▶ Your task:
Write each line of the material exactly as given, from the top through the line that contains "56, 57, 59];", and omit all pictures.

◆ ◆ ◆ ◆

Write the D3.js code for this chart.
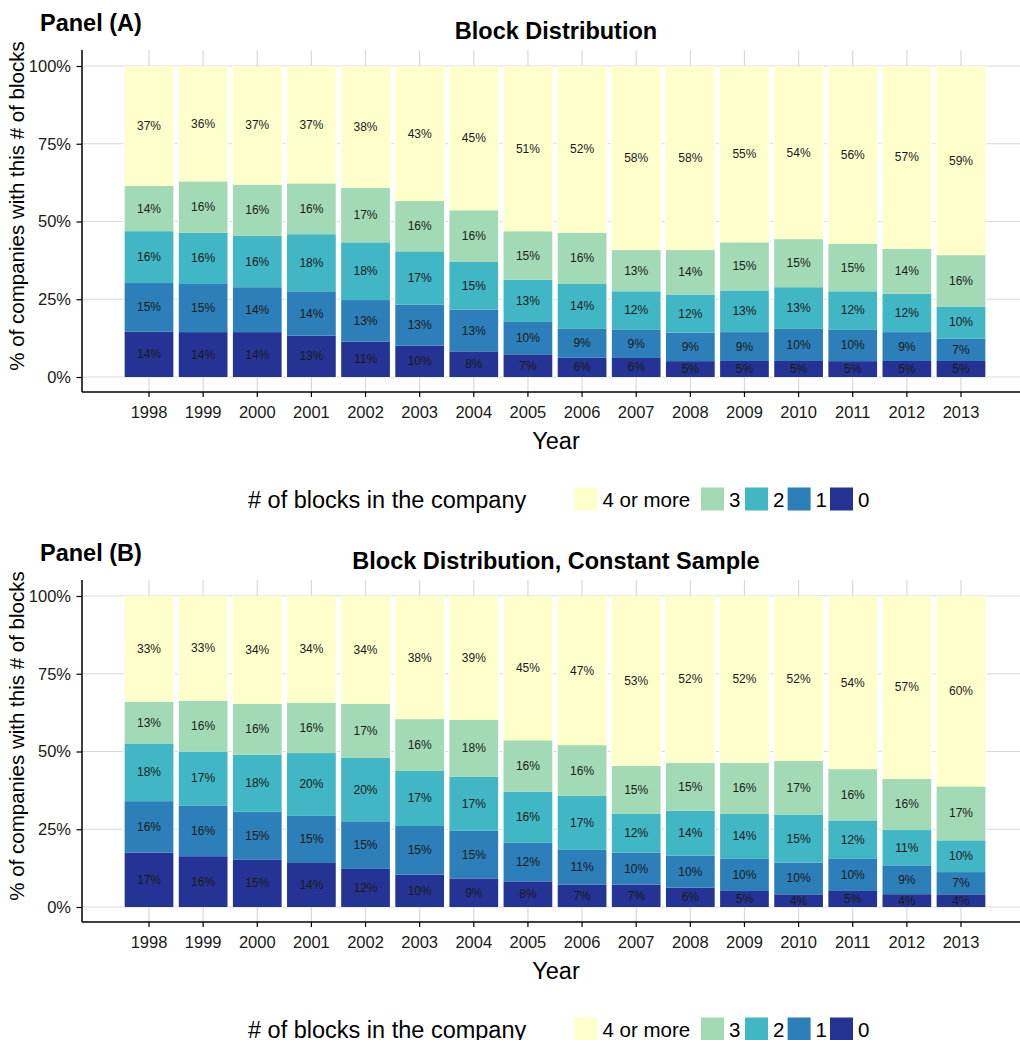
<!DOCTYPE html>
<html>
<head>
<meta charset="utf-8">
<script src="https://cdn.jsdelivr.net/npm/d3@7"></script>
<style>
  html, body { margin: 0; padding: 0; background: #fff; }
  svg { display: block; font-family: "Liberation Sans", Arial, Helvetica, sans-serif; }
</style>
</head>
<body>
<svg id="chart" width="1020" height="1040"></svg>
<script>
// Years on the x axis
const years = ["1998","1999","2000","2001","2002","2003","2004","2005",
               "2006","2007","2008","2009","2010","2011","2012","2013"];

// Block-count categories, bottom of the stack first
const blockLevels = ["0", "1", "2", "3", "4 or more"];
// Legend order
const legendLevels = ["4 or more", "3", "2", "1", "0"];
// YlGnBu palette, one colour per block level (same order as blockLevels)
const levelColors = ["#253494", "#2c7fb8", "#41b6c4", "#a1dab4", "#ffffcc"];

// Panel (A): share of companies (%) by number of blocks
const allBlocks0 = [14, 14, 14, 13, 11, 10, 8, 7, 6, 6, 5, 5, 5, 5, 5, 5];
const allBlocks1 = [15, 15, 14, 14, 13, 13, 13, 10, 9, 9, 9, 9, 10, 10, 9, 7];
const allBlocks2 = [16, 16, 16, 18, 18, 17, 15, 13, 14, 12, 12, 13, 13, 12, 12, 10];
const allBlocks3 = [14, 16, 16, 16, 17, 16, 16, 15, 16, 13, 14, 15, 15, 15, 14, 16];
const allBlocks4 = [37, 36, 37, 37, 38, 43, 45, 51, 52, 58, 58, 55, 54, 56, 57, 59];

// Panel (B): constant sample
const constBlocks0 = [17, 16, 15, 14, 12, 10, 9, 8, 7, 7, 6, 5, 4, 5, 4, 4];
const constBlocks1 = [16, 16, 15, 15, 15, 15, 15, 12, 11, 10, 10, 10, 10, 10, 9, 7];
const constBlocks2 = [18, 17, 18, 20, 20, 17, 17, 16, 17, 12, 14, 14, 15, 12, 11, 10];
const constBlocks3 = [13, 16, 16, 16, 17, 16, 18, 16, 16, 15, 15, 16, 17, 16, 16, 17];
const constBlocks4 = [33, 33, 34, 34, 34, 38, 39, 45, 47, 53, 52, 52, 52, 54, 57, 60];

const yTicks = [0, 0.25, 0.5, 0.75, 1];

function buildRows(series) {
  return years.map((yr, i) => {
    const row = { year: yr };
    blockLevels.forEach((lv, k) => { row[lv] = series[k][i]; });
    return row;
  });
}

const panels = [
  { label: "Panel (A)", title: "Block Distribution", top: 0,
    rows: buildRows([allBlocks0, allBlocks1, allBlocks2, allBlocks3, allBlocks4]) },
  { label: "Panel (B)", title: "Block Distribution, Constant Sample", top: 530,
    rows: buildRows([constBlocks0, constBlocks1, constBlocks2, constBlocks3, constBlocks4]) }
];

const svg = d3.select("#chart");
const color = d3.scaleOrdinal().domain(blockLevels).range(levelColors);

// Plot frame (relative to each panel's top)
const plotLeft = 82, plotRight = 1020, plotTop = 50, plotBottom = 392;
const step = 54.13;
const firstCenter = 149, lastCenter = 961;

const x = d3.scaleBand()
  .domain(years)
  .range([firstCenter - step / 2, lastCenter + step / 2])
  .paddingInner(0.1)
  .paddingOuter(0.05);

const gridColor = "#d9d9d9";
const textColor = "#1a1a1a";

panels.forEach(p => {
  const g = svg.append("g").attr("transform", `translate(0,${p.top})`);
  const y = d3.scaleLinear().domain([0, 1]).range([377, 66]);

  // Horizontal gridlines
  g.append("g").selectAll("line").data(yTicks).join("line")
    .attr("x1", plotLeft).attr("x2", plotRight)
    .attr("y1", d => y(d)).attr("y2", d => y(d))
    .attr("stroke", gridColor).attr("stroke-width", 1.2);

  // Vertical gridlines at each year
  g.append("g").selectAll("line").data(years).join("line")
    .attr("x1", d => x(d) + x.bandwidth() / 2).attr("x2", d => x(d) + x.bandwidth() / 2)
    .attr("y1", plotTop).attr("y2", plotBottom)
    .attr("stroke", gridColor).attr("stroke-width", 1.2);

  // Stacked shares, normalised to 100% per year
  const stack = d3.stack().keys(blockLevels).offset(d3.stackOffsetExpand);
  const layers = stack(p.rows);

  // Thin white rim around each bar
  g.append("g").selectAll("rect").data(p.rows).join("rect")
    .attr("x", d => x(d.year) - 1.2)
    .attr("width", x.bandwidth() + 2.4)
    .attr("y", y(1))
    .attr("height", y(0) - y(1))
    .attr("fill", "#fff");

  const layerG = g.append("g").selectAll("g").data(layers).join("g")
    .attr("fill", d => color(d.key));

  layerG.selectAll("rect").data(d => d).join("rect")
    .attr("x", d => x(d.data.year))
    .attr("width", x.bandwidth())
    .attr("y", d => y(d[1]))
    .attr("height", d => y(d[0]) - y(d[1]));

  // Value labels in the middle of each segment
  const labelG = g.append("g");
  layers.forEach(layer => {
    labelG.selectAll(null).data(layer).join("text")
      .attr("x", d => x(d.data.year) + x.bandwidth() / 2)
      .attr("y", d => y((d[0] + d[1]) / 2))
      .attr("text-anchor", "middle")
      .attr("dominant-baseline", "central")
      .attr("font-size", 12)
      .attr("fill", textColor)
      .text(d => d.data[layer.key] + "%");
  });

  // Y axis
  const yAxis = g.append("g")
    .attr("transform", `translate(${plotLeft},0)`)
    .call(d3.axisLeft(y).tickValues(yTicks).tickFormat(d3.format(".0%"))
      .tickSize(5.5).tickPadding(5.5));
  yAxis.select(".domain").attr("d", `M0,${plotTop}V${plotBottom}`)
    .attr("stroke", "#000").attr("stroke-width", 1.5);
  yAxis.selectAll(".tick line").attr("stroke", "#000").attr("stroke-width", 1.2);
  yAxis.selectAll(".tick text").attr("font-size", 16.5).attr("fill", textColor)
    .attr("font-family", null);

  // X axis
  const xAxis = g.append("g")
    .attr("transform", `translate(0,${plotBottom})`)
    .call(d3.axisBottom(x).tickSize(5).tickPadding(9.5));
  xAxis.select(".domain").attr("d", `M${plotLeft},0H${plotRight}`)
    .attr("stroke", "#000").attr("stroke-width", 1.5);
  xAxis.selectAll(".tick line").attr("stroke", "#000").attr("stroke-width", 1.2);
  xAxis.selectAll(".tick text").attr("font-size", 16.5).attr("fill", textColor)
    .attr("font-family", null);

  // Titles
  g.append("text").attr("x", 40).attr("y", 31)
    .attr("font-size", 23.5).attr("font-weight", "bold").attr("fill", "#000")
    .text(p.label);
  g.append("text").attr("x", 556).attr("y", 39)
    .attr("text-anchor", "middle")
    .attr("font-size", 23.5).attr("font-weight", "bold").attr("fill", "#000")
    .text(p.title);

  // Axis titles
  g.append("text").attr("x", 556).attr("y", 449)
    .attr("text-anchor", "middle").attr("font-size", 23.5).attr("fill", "#000")
    .text("Year");
  g.append("text")
    .attr("transform", "translate(24,206) rotate(-90)")
    .attr("text-anchor", "middle").attr("font-size", 20.5).attr("fill", "#000")
    .text("% of companies with this # of blocks");

  // Legend
  const legY = 499;
  g.append("text").attr("x", 248).attr("y", legY + 8.5)
    .attr("font-size", 23.5).attr("fill", "#000")
    .text("# of blocks in the company");
  const keyX = [574.5, 701, 745, 787.6, 830];
  const keySize = 23;
  const leg = g.append("g").selectAll("g").data(legendLevels).join("g")
    .attr("transform", (d, i) => `translate(${keyX[i]},${legY - keySize / 2})`);
  leg.append("rect").attr("width", keySize).attr("height", keySize)
    .attr("fill", d => color(d));
  leg.append("text").attr("x", keySize + 5).attr("y", keySize / 2 + 7.5)
    .attr("font-size", 20.5).attr("fill", "#000")
    .text(d => d);
});
</script>
</body>
</html>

◆ ◆ ◆ ◆

▶ Solution for this task:
Write the D3.js code for this chart.
<!DOCTYPE html>
<html>
<head>
<meta charset="utf-8">
<script src="https://cdn.jsdelivr.net/npm/d3@7"></script>
<style>
  html, body { margin: 0; padding: 0; background: #fff; }
  svg { display: block; font-family: "Liberation Sans", Arial, Helvetica, sans-serif; }
</style>
</head>
<body>
<svg id="chart" width="1020" height="1040"></svg>
<script>
// Years on the x axis
const years = ["1998","1999","2000","2001","2002","2003","2004","2005",
               "2006","2007","2008","2009","2010","2011","2012","2013"];

// Block-count categories, bottom of the stack first
const blockLevels = ["0", "1", "2", "3", "4 or more"];
// Legend order
const legendLevels = ["4 or more", "3", "2", "1", "0"];
// YlGnBu palette, one colour per block level (same order as blockLevels)
const levelColors = ["#253494", "#2c7fb8", "#41b6c4", "#a1dab4", "#ffffcc"];

// Panel (A): share of companies (%) by number of blocks
const allBlocks0 = [14, 14, 14, 13, 11, 10, 8, 7, 6, 6, 5, 5, 5, 5, 5, 5];
const allBlocks1 = [15, 15, 14, 14, 13, 13, 13, 10, 9, 9, 9, 9, 10, 10, 9, 7];
const allBlocks2 = [16, 16, 16, 18, 18, 17, 15, 13, 14, 12, 12, 13, 13, 12, 12, 10];
const allBlocks3 = [14, 16, 16, 16, 17, 16, 16, 15, 16, 13, 14, 15, 15, 15, 14, 16];
const allBlocks4 = [37, 36, 37, 37, 38, 43, 45, 51, 52, 58, 58, 55, 54, 56, 57, 59];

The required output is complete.